### Aim of the task
Repeat every line exactly, keeping the pictures out of the copy.

──────── Data lines

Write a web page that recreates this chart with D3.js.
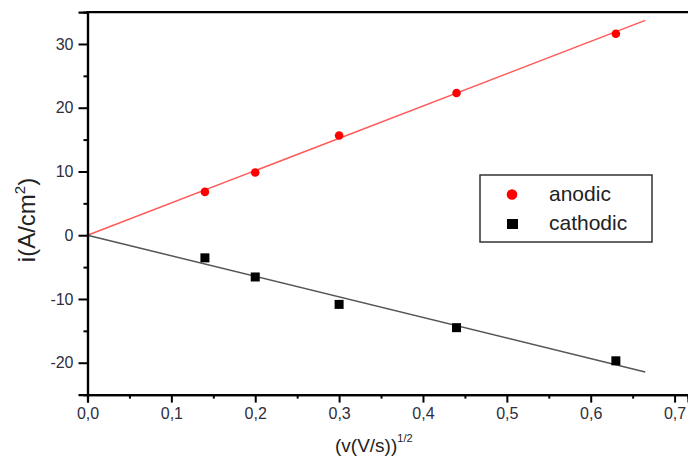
<!DOCTYPE html>
<html><head><meta charset="utf-8">
<script src="https://cdn.jsdelivr.net/npm/d3@7"></script>
<style>body{margin:0;background:#fff}svg{display:block}text{font-family:"Liberation Sans",Arial,sans-serif}</style>
</head><body><svg id="c" width="688" height="465"></svg>
<script>
const xVals = [0.14, 0.2, 0.3, 0.44, 0.63];
const anodic = [6.8, 9.85, 15.65, 22.3, 31.6];
const cathodic = [-3.55, -6.55, -10.85, -14.5, -19.7];
const fitX = [0, 0.665];
const anodicFit = [0, 33.7];
const cathodicFit = [0, -21.45];
const xTicks = [0, 0.1, 0.2, 0.3, 0.4, 0.5, 0.6, 0.7];
const xMinor = [0.05, 0.15, 0.25, 0.35, 0.45, 0.55, 0.65];
const yTicks = [-20, -10, 0, 10, 20, 30];
const yMinor = [-25, -15, -5, 5, 15, 25];
const legendLabels = ["anodic", "cathodic"];

const svg = d3.select("#c");
const x = d3.scaleLinear().domain([0, 0.716]).range([87.5, 688]);
const y = d3.scaleLinear().domain([-25, 35]).range([394.6, 12.1]);
const fmt = d => d3.format(".1f")(d).replace(".", ",");

// fit lines
const line = d3.line().x(d => x(d[0])).y(d => y(d[1]));
svg.append("path").datum(fitX.map((v, i) => [v, anodicFit[i]])).attr("d", line)
  .attr("stroke", "#ff5a5a").attr("stroke-width", 1.5).attr("fill", "none");
svg.append("path").datum(fitX.map((v, i) => [v, cathodicFit[i]])).attr("d", line)
  .attr("stroke", "#555").attr("stroke-width", 1.5).attr("fill", "none");

// points
svg.selectAll("circle.a").data(xVals).enter().append("circle").attr("class", "a")
  .attr("cx", (d) => x(d)).attr("cy", (d, i) => y(anodic[i])).attr("r", 4.3).attr("fill", "#ff0000");
svg.selectAll("rect.c").data(xVals).enter().append("rect").attr("class", "c")
  .attr("x", d => x(d) - 4.5).attr("y", (d, i) => y(cathodic[i]) - 4.5)
  .attr("width", 9).attr("height", 9).attr("fill", "#000");

// axes
const gx = svg.append("g").attr("transform", `translate(0,${y(-25)})`)
  .call(d3.axisBottom(x).tickValues(xTicks).tickFormat(fmt).tickSize(8).tickPadding(3));
const gxm = svg.append("g").attr("transform", `translate(0,${y(-25)})`)
  .call(d3.axisBottom(x).tickValues(xMinor).tickFormat("").tickSize(4));
const gy = svg.append("g").attr("transform", `translate(${x(0)},0)`)
  .call(d3.axisLeft(y).tickValues(yTicks).tickFormat(d => String(d)).tickSize(9).tickPadding(5));
const gym = svg.append("g").attr("transform", `translate(${x(0)},0)`)
  .call(d3.axisLeft(y).tickValues(yMinor).tickFormat("").tickSize(4));
[gx, gxm, gy, gym].forEach(g => {
  g.select(".domain").attr("stroke", "#000").attr("stroke-width", 2.2);
  g.selectAll(".tick line").attr("stroke", "#000").attr("stroke-width", 2);
  g.selectAll(".tick text").attr("fill", "#2e2e3c").attr("font-size", 16)
    .attr("font-family", "Liberation Sans, Arial, sans-serif");
});
gx.selectAll(".tick text").attr("dy", "0.85em");
// top frame line
svg.append("line").attr("x1", x(0) - 1).attr("x2", 688).attr("y1", y(35)).attr("y2", y(35))
  .attr("stroke", "#000").attr("stroke-width", 2.2);

// axis titles
const yt = svg.append("text").attr("transform", "translate(35,220) rotate(-90)")
  .attr("text-anchor", "middle").attr("font-size", 24).attr("fill", "#222");
yt.append("tspan").text("i(A/cm");
yt.append("tspan").text("2").attr("font-size", 15).attr("dy", -10);
yt.append("tspan").text(")").attr("dy", 10);

const xt = svg.append("text").attr("x", 335).attr("y", 452).attr("font-size", 19).attr("fill", "#222");
xt.append("tspan").text("(v(V/s))");
xt.append("tspan").text("1/2").attr("font-size", 11).attr("dy", -10);

// legend
const lg = svg.append("g");
lg.append("rect").attr("x", 480).attr("y", 175).attr("width", 172).attr("height", 67)
  .attr("fill", "#fff").attr("stroke", "#333").attr("stroke-width", 1.5);
lg.append("circle").attr("cx", 512).attr("cy", 194.5).attr("r", 5.3).attr("fill", "#ff0000");
lg.append("rect").attr("x", 507).attr("y", 219).attr("width", 11).attr("height", 10).attr("fill", "#000");
legendLabels.forEach((t, i) => {
  lg.append("text").attr("x", 549).attr("y", 201 + i * 29).attr("font-size", 21).attr("fill", "#222").text(t);
});
</script></body></html>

────────────────

### Task result
Write a web page that recreates this chart with D3.js.
<!DOCTYPE html>
<html><head><meta charset="utf-8">
<script src="https://cdn.jsdelivr.net/npm/d3@7"></script>
<style>body{margin:0;background:#fff}svg{display:block}text{font-family:"Liberation Sans",Arial,sans-serif}</style>
</head><body><svg id="c" width="688" height="465"></svg>
<script>
const xVals = [0.14, 0.2, 0.3, 0.44, 0.63];
const anodic = [6.8, 9.85, 15.65, 22.3, 31.6];
const cathodic = [-3.55, -6.55, -10.85, -14.5, -19.7];
const fitX = [0, 0.665];
const anodicFit = [0, 33.7];
const cathodicFit = [0, -21.45];
const xTicks = [0, 0.1, 0.2, 0.3, 0.4, 0.5, 0.6, 0.7];
const xMinor = [0.05, 0.15, 0.25, 0.35, 0.45, 0.55, 0.65];
const yTicks = [-20, -10, 0, 10, 20, 30];
const yMinor = [-25, -15, -5, 5, 15, 25];
const legendLabels = ["anodic", "cathodic"];

const svg = d3.select("#c");
const x = d3.scaleLinear().domain([0, 0.716]).range([87.5, 688]);
const y = d3.scaleLinear().domain([-25, 35]).range([394.6, 12.1]);
const fmt = d => d3.format(".1f")(d).replace(".", ",");

// fit lines
const line = d3.line().x(d => x(d[0])).y(d => y(d[1]));
svg.append("path").datum(fitX.map((v, i) => [v, anodicFit[i]])).attr("d", line)
  .attr("stroke", "#ff5a5a").attr("stroke-width", 1.5).attr("fill", "none");
svg.append("path").datum(fitX.map((v, i) => [v, cathodicFit[i]])).attr("d", line)
  .attr("stroke", "#555").attr("stroke-width", 1.5).attr("fill", "none");

// points
svg.selectAll("circle.a").data(xVals).enter().append("circle").attr("class", "a")
  .attr("cx", (d) => x(d)).attr("cy", (d, i) => y(anodic[i])).attr("r", 4.3).attr("fill", "#ff0000");
svg.selectAll("rect.c").data(xVals).enter().append("rect").attr("class", "c")
  .attr("x", d => x(d) - 4.5).attr("y", (d, i) => y(cathodic[i]) - 4.5)
  .attr("width", 9).attr("height", 9).attr("fill", "#000");

// axes
const gx = svg.append("g").attr("transform", `translate(0,${y(-25)})`)
  .call(d3.axisBottom(x).tickValues(xTicks).tickFormat(fmt).tickSize(8).tickPadding(3));
const gxm = svg.append("g").attr("transform", `translate(0,${y(-25)})`)
  .call(d3.axisBottom(x).tickValues(xMinor).tickFormat("").tickSize(4));
const gy = svg.append("g").attr("transform", `translate(${x(0)},0)`)
  .call(d3.axisLeft(y).tickValues(yTicks).tickFormat(d => String(d)).tickSize(9).tickPadding(5));
const gym = svg.append("g").attr("transform", `translate(${x(0)},0)`)
  .call(d3.axisLeft(y).tickValues(yMinor).tickFormat("").tickSize(4));
[gx, gxm, gy, gym].forEach(g => {
  g.select(".domain").attr("stroke", "#000").attr("stroke-width", 2.2);
  g.selectAll(".tick line").attr("stroke", "#000").attr("stroke-width", 2);
  g.selectAll(".tick text").attr("fill", "#2e2e3c").attr("font-size", 16)
    .attr("font-family", "Liberation Sans, Arial, sans-serif");
});
gx.selectAll(".tick text").attr("dy", "0.85em");
// top frame line
svg.append("line").attr("x1", x(0) - 1).attr("x2", 688).attr("y1", y(35)).attr("y2", y(35))
  .attr("stroke", "#000").attr("stroke-width", 2.2);

// axis titles
const yt = svg.append("text").attr("transform", "translate(35,220) rotate(-90)")
  .attr("text-anchor", "middle").attr("font-size", 24).attr("fill", "#222");
yt.append("tspan").text("i(A/cm");
yt.append("tspan").text("2").attr("font-size", 15).attr("dy", -10);
yt.append("tspan").text(")").attr("dy", 10);

const xt = svg.append("text").attr("x", 335).attr("y", 452).attr("font-size", 19).attr("fill", "#222");
xt.append("tspan").text("(v(V/s))");
xt.append("tspan").text("1/2").attr("font-size", 11).attr("dy", -10);

// legend
const lg = svg.append("g");
lg.append("rect").attr("x", 480).attr("y", 175).attr("width", 172).attr("height", 67)
  .attr("fill", "#fff").attr("stroke", "#333").attr("stroke-width", 1.5);
lg.append("circle").attr("cx", 512).attr("cy", 194.5).attr("r", 5.3).attr("fill", "#ff0000");
lg.append("rect").attr("x", 507).attr("y", 219).attr("width", 11).attr("height", 10).attr("fill", "#000");
legendLabels.forEach((t, i) => {
  lg.append("text").attr("x", 549).attr("y", 201 + i * 29).attr("font-size", 21).attr("fill", "#222").text(t);
});
</script></body></html>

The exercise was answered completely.